Task instructions:
Output only the lines running from the line bearing "Generate a LaTeX" through the line bearing "(dl3) at (453,193)", character for character.

____________________

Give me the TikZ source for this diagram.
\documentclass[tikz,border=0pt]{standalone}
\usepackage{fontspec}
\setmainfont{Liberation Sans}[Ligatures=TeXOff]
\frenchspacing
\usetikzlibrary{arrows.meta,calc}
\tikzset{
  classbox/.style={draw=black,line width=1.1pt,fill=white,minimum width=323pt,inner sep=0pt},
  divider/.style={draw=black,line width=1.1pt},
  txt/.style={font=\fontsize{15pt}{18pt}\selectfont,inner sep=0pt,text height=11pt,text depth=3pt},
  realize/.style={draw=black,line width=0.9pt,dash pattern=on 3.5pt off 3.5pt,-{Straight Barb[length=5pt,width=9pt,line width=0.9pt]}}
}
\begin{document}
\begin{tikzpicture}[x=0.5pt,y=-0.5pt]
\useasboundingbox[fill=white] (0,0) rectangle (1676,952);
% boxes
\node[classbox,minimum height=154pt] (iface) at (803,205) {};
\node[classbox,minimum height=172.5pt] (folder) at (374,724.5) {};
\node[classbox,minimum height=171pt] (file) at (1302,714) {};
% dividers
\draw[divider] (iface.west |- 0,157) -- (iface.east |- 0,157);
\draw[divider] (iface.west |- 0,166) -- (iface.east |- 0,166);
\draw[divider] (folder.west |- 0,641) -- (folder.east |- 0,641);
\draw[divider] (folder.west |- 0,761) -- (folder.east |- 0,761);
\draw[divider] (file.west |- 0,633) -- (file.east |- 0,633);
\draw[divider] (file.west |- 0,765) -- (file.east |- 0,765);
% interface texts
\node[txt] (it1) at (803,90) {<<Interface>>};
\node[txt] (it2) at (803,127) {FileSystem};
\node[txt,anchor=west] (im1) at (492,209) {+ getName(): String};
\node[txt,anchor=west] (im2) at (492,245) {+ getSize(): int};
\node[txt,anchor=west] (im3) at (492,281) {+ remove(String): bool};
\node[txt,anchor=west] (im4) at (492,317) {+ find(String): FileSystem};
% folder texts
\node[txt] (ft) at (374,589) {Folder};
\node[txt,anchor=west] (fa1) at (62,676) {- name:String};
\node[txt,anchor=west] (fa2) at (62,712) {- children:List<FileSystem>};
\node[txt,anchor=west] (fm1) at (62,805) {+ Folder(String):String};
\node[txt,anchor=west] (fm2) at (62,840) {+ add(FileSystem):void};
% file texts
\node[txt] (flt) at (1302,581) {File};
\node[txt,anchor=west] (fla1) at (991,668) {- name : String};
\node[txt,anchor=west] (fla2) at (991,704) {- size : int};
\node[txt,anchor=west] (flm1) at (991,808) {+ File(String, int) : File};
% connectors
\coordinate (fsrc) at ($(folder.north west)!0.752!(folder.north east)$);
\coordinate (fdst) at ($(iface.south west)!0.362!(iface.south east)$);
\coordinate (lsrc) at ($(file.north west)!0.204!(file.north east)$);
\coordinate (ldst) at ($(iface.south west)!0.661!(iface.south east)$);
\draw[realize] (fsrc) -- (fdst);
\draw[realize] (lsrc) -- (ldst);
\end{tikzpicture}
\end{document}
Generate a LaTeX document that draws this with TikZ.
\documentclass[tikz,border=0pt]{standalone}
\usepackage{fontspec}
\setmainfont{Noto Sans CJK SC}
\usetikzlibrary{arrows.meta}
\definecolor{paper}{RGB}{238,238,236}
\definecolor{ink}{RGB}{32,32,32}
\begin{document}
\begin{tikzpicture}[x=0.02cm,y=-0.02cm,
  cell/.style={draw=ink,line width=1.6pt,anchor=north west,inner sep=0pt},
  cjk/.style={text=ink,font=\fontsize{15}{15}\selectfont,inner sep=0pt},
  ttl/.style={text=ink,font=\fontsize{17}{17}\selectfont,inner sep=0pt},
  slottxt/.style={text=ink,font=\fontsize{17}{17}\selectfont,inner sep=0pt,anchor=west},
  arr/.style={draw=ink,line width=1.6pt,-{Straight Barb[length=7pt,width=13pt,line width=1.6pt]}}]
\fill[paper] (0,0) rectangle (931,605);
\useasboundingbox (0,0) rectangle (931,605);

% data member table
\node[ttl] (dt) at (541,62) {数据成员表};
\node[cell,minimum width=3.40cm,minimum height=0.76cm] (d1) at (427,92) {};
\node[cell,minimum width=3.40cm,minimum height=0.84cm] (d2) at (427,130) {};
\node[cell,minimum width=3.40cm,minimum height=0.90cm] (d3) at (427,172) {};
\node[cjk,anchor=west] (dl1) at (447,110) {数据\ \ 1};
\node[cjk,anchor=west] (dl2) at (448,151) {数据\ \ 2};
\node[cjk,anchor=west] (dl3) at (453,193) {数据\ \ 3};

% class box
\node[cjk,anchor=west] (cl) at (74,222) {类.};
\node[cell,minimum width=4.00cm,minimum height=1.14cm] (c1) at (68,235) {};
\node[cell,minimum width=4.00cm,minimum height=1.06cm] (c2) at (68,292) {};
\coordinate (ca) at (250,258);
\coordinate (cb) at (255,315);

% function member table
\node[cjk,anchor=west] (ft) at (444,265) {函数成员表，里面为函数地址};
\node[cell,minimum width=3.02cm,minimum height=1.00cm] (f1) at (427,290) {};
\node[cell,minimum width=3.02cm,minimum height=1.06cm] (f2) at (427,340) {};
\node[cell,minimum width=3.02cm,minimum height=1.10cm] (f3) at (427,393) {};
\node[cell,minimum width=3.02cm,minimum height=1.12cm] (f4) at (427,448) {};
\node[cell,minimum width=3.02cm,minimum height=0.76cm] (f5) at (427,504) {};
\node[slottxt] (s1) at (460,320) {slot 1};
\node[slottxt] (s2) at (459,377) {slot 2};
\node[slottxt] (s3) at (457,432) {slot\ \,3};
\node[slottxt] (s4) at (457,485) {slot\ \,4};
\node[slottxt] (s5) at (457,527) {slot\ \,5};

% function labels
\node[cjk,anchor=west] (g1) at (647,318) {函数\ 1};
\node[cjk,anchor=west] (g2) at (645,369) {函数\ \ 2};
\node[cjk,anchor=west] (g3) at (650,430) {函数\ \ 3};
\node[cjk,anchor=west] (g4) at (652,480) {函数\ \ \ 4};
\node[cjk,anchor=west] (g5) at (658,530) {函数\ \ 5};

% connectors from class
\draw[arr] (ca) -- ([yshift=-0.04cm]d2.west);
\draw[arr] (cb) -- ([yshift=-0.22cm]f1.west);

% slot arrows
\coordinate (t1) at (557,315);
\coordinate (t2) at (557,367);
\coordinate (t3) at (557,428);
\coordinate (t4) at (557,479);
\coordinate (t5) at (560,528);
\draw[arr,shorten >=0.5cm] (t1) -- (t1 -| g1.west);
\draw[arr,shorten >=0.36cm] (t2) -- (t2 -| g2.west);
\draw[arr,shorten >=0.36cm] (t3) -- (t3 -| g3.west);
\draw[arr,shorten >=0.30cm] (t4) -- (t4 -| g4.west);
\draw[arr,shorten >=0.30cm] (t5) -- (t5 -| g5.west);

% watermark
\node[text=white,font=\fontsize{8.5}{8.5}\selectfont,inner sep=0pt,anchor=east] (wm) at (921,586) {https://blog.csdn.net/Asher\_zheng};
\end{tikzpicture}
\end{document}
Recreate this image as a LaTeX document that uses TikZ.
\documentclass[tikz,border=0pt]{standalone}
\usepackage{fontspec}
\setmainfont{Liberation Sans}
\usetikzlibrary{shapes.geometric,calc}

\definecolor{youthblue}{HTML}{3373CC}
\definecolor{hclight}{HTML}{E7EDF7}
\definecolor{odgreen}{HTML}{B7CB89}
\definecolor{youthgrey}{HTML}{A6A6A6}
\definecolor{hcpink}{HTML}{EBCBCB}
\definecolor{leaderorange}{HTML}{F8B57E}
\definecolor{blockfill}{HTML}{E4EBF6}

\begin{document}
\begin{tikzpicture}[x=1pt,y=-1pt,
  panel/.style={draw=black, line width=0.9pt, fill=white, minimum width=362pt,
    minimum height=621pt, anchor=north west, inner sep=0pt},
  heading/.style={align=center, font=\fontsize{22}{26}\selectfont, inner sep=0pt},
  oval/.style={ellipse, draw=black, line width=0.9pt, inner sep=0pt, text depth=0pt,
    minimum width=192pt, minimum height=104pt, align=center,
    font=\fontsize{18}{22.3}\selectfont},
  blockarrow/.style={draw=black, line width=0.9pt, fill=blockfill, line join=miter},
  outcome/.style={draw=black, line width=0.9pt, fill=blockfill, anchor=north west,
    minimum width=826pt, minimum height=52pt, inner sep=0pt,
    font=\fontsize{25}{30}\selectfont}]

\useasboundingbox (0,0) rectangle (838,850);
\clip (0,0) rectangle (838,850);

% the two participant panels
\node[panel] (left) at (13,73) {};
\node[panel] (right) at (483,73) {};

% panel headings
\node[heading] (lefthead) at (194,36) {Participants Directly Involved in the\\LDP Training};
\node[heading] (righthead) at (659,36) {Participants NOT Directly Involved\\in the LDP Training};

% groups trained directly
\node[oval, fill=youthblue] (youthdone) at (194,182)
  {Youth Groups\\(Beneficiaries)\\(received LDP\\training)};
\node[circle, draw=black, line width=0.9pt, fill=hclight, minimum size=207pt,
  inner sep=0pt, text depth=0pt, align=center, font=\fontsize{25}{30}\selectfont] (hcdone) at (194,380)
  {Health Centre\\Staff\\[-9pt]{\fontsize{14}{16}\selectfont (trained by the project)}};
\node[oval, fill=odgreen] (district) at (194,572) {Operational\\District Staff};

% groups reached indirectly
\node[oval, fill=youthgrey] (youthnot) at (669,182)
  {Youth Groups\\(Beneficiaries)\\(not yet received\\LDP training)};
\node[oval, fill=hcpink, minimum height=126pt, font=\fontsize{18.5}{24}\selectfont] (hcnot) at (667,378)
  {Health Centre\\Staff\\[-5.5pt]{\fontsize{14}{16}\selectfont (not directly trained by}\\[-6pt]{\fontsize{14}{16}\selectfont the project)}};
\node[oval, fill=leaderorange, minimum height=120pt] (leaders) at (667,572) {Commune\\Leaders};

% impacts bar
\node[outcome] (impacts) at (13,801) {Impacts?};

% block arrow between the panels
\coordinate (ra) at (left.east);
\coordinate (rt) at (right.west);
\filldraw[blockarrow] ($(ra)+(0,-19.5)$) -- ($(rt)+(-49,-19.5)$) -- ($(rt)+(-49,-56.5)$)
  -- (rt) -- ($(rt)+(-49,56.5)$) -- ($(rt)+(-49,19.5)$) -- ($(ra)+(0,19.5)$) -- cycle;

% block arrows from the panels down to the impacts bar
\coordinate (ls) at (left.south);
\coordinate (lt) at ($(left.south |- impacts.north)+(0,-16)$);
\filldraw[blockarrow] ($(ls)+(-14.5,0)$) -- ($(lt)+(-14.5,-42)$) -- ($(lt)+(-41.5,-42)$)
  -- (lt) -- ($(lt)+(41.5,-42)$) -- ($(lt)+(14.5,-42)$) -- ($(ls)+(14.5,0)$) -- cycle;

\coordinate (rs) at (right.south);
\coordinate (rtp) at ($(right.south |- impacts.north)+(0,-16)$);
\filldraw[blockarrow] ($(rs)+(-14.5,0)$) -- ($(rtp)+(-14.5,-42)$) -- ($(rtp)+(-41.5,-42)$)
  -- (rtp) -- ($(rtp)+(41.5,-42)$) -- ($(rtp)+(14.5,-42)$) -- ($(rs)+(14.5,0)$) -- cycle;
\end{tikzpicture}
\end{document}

____________________

Solution for this task:
Generate a LaTeX document that draws this with TikZ.
\documentclass[tikz,border=0pt]{standalone}
\usepackage{fontspec}
\setmainfont{Noto Sans CJK SC}
\usetikzlibrary{arrows.meta}
\definecolor{paper}{RGB}{238,238,236}
\definecolor{ink}{RGB}{32,32,32}
\begin{document}
\begin{tikzpicture}[x=0.02cm,y=-0.02cm,
  cell/.style={draw=ink,line width=1.6pt,anchor=north west,inner sep=0pt},
  cjk/.style={text=ink,font=\fontsize{15}{15}\selectfont,inner sep=0pt},
  ttl/.style={text=ink,font=\fontsize{17}{17}\selectfont,inner sep=0pt},
  slottxt/.style={text=ink,font=\fontsize{17}{17}\selectfont,inner sep=0pt,anchor=west},
  arr/.style={draw=ink,line width=1.6pt,-{Straight Barb[length=7pt,width=13pt,line width=1.6pt]}}]
\fill[paper] (0,0) rectangle (931,605);
\useasboundingbox (0,0) rectangle (931,605);

% data member table
\node[ttl] (dt) at (541,62) {数据成员表};
\node[cell,minimum width=3.40cm,minimum height=0.76cm] (d1) at (427,92) {};
\node[cell,minimum width=3.40cm,minimum height=0.84cm] (d2) at (427,130) {};
\node[cell,minimum width=3.40cm,minimum height=0.90cm] (d3) at (427,172) {};
\node[cjk,anchor=west] (dl1) at (447,110) {数据\ \ 1};
\node[cjk,anchor=west] (dl2) at (448,151) {数据\ \ 2};
\node[cjk,anchor=west] (dl3) at (453,193) {数据\ \ 3};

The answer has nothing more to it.